“Every morning, when I open my laptop to start the workday, I look at Nazis.

Sometimes I’m tracking young ​“suit-and-tie” white nationalists working to infiltrate conservative campus organizations and spread their worldview. Other times I’m monitoring street-fighting white power groups rallying to terrorize Jewish, Muslim, LGBTQ+, Black and other marginalized folks. Sometimes the work leaves me feeling energized, enraged and defiant. Much of the time, it leaves me feeling numb.

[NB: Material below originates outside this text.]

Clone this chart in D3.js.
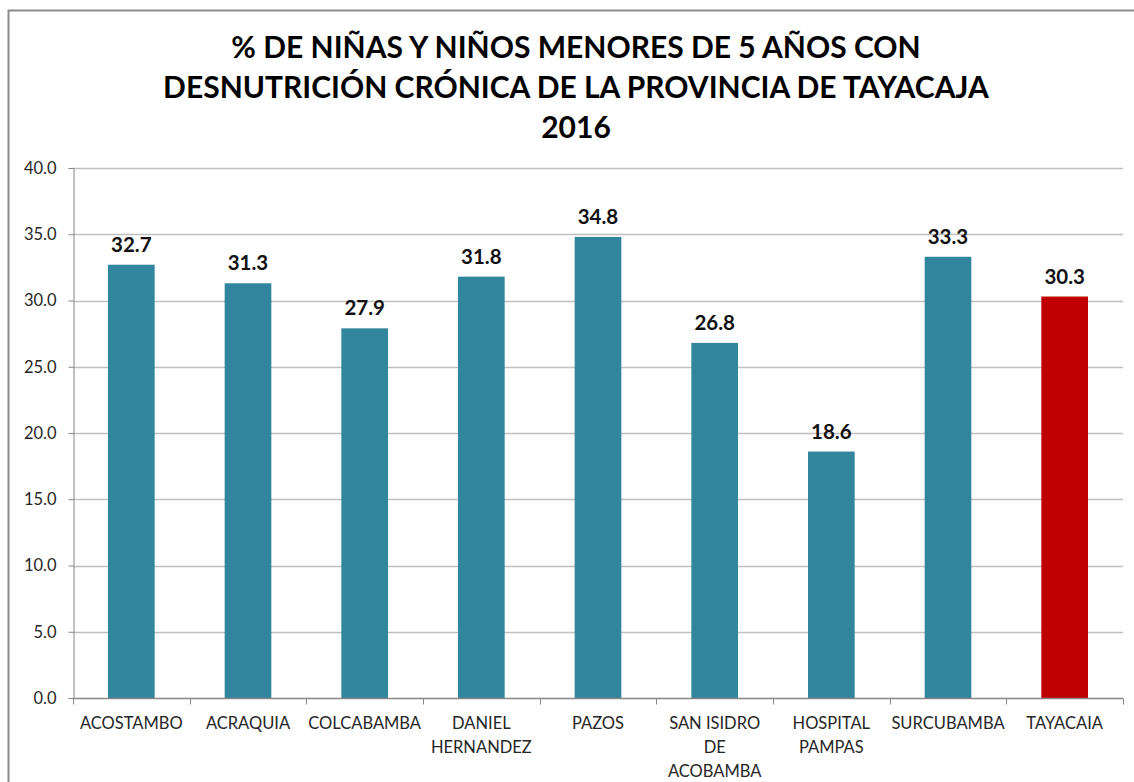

I work as a senior researcher at Political Research Associates, a think tank that monitors right-wing movements and helps people of conscience fight back. My focus is on white nationalism and antisemitism — the groups and ideologies that want me and my Jewish family turned into second-class citizens, expelled from the United States, or worse. I like to think I’m decent at it, too. Last year, HuffPost named me ​“one of the foremost chroniclers of the groypers,” the movement of Gen Z white Christian nationalists whose rabidly antisemitic leader, Nick Fuentes, dined with Trump last Thanksgiving at Mar-A-Lago.

I do this work because I want to do my part to help keep my people, and all people safe, and to stop the rise of fascism in the United States and worldwide. That’s also why I’m a member of IfNotNow and Jewish Voice for Peace. These are two Jewish-led groups fighting for justice for Palestinians, an end to Israeli apartheid and freedom and dignity for all. These groups have long been active around these issues, but since Oct. 7, they have called for all hands on deck and moved into overdrive, demanding an immediate cease-fire. Right now, even Israel’s staunchest supporters recognize that the state’s current government is the most far-right it has ever been. Combining that with the rise of the far-right in the United States, the two sides of my activism have never felt more conjoined. (I used to work on staff at JVP and some In These Times staffers are active with JVP and IfNotNow.)

That’s why I, like so many, was outraged — though not entirely surprised — when Jonathan Greenblatt, the head of the Anti-Defamation League, slammed JVP and IfNotNow as ​“hate groups, the photo inverse of white supremacists” on Oct. 18, shortly after they staged a powerful sit-in on Capitol Hill to demand our elected officials call for a cease-fire.”